Я отличаюсь от массы летчиков только способностью чуть глубже задумываться над тем, что для них само собой разумеется. Это моя «инородность тела» – она изначально сидела во мне, и как ни пытался убедить сам себя в том, что я такой же, как все, пилотяга, – не вышло.
А по–настоящему глубоко мыслить я никогда не умел и не стремился. Во мне какая‑то легкость, поверхностность, скорее широта, чем глубина. Я и беру этой легкостью. Ну, как в оркестре: не любил зубрить ноты и цепляться за них, играя мелодию; я эту мелодию запоминал с лету и играл наизусть. Использую то, что легко даётся.
Вот мне легко даётся писать – легко и пишу. Рассказ, малая форма. Но Шукшин тоже писал рассказы. И Чехов. И Горький. Им, талантливым русским писателям, несть числа. С них надо брать пример. А я беру исключительно необычностью темы… щепка, вознесённая случаем на гребень аэрофобической волны. Легкие рассказы. Они даже легче, чем бесчисленные диалоги Донцовой.
Так писать – по столовой ложке раз в неделю – и года на книгу не хватит. Интерес писательский как‑то замыливается и затирается сиюминутными мелкими делами. Вот, Оксана на курорте, и меня дёргают: забери Юльку с танцев, подстрахуй с репетитором, отведи в школу… Нет, я не против, но планы писать все отодвигаются.
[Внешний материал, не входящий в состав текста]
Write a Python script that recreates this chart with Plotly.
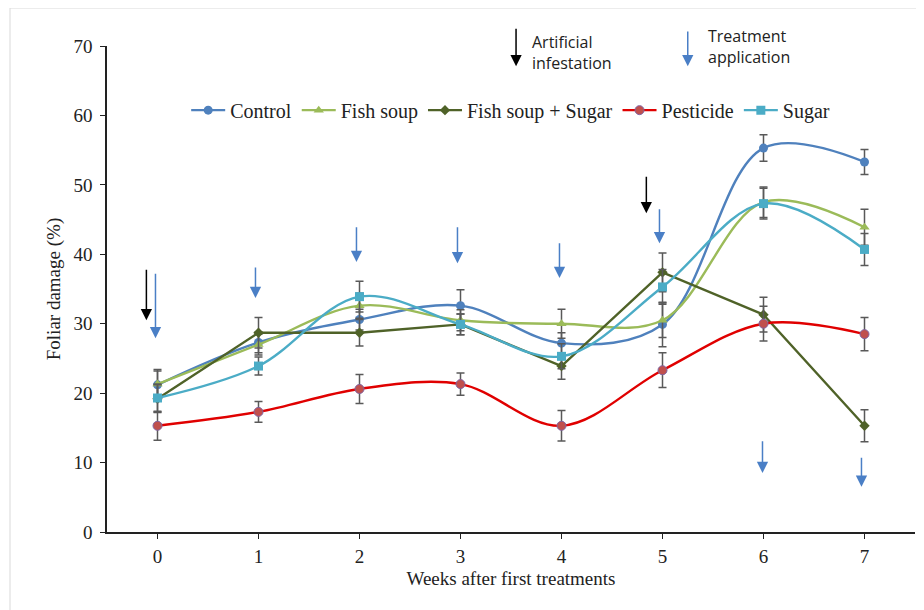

Надя об этом и мечтает: чтоб совсем угасло. А я все откладываю решительный разговор: будет потом болеть голова… Но надо таки решиться и отстоять свое право писать, причем так, чтобы диктовал я, а не мне. Вон Донцова, говорят, даже запустила пепельницей в голову мужу, когда тот вошёл в комнату в процессе работы.
За два с половиной месяца свободы я только–только пришел в нервную норму. Голова болела месяц, с этими перипетиями. А теперь уже и Надя, в общем, смирилась. Ну, не век же работать. Для меня же главное – никогда больше не пойду в несвободу и извивание. Мое время теперь принадлежит мне.
Чувствовать себя ещё достаточно молодым и вкушать свободу – это дорогого стоит: сорока тысяч в месяц. Ну, да воля была не моя. И я этим успокаиваюсь перед Надей.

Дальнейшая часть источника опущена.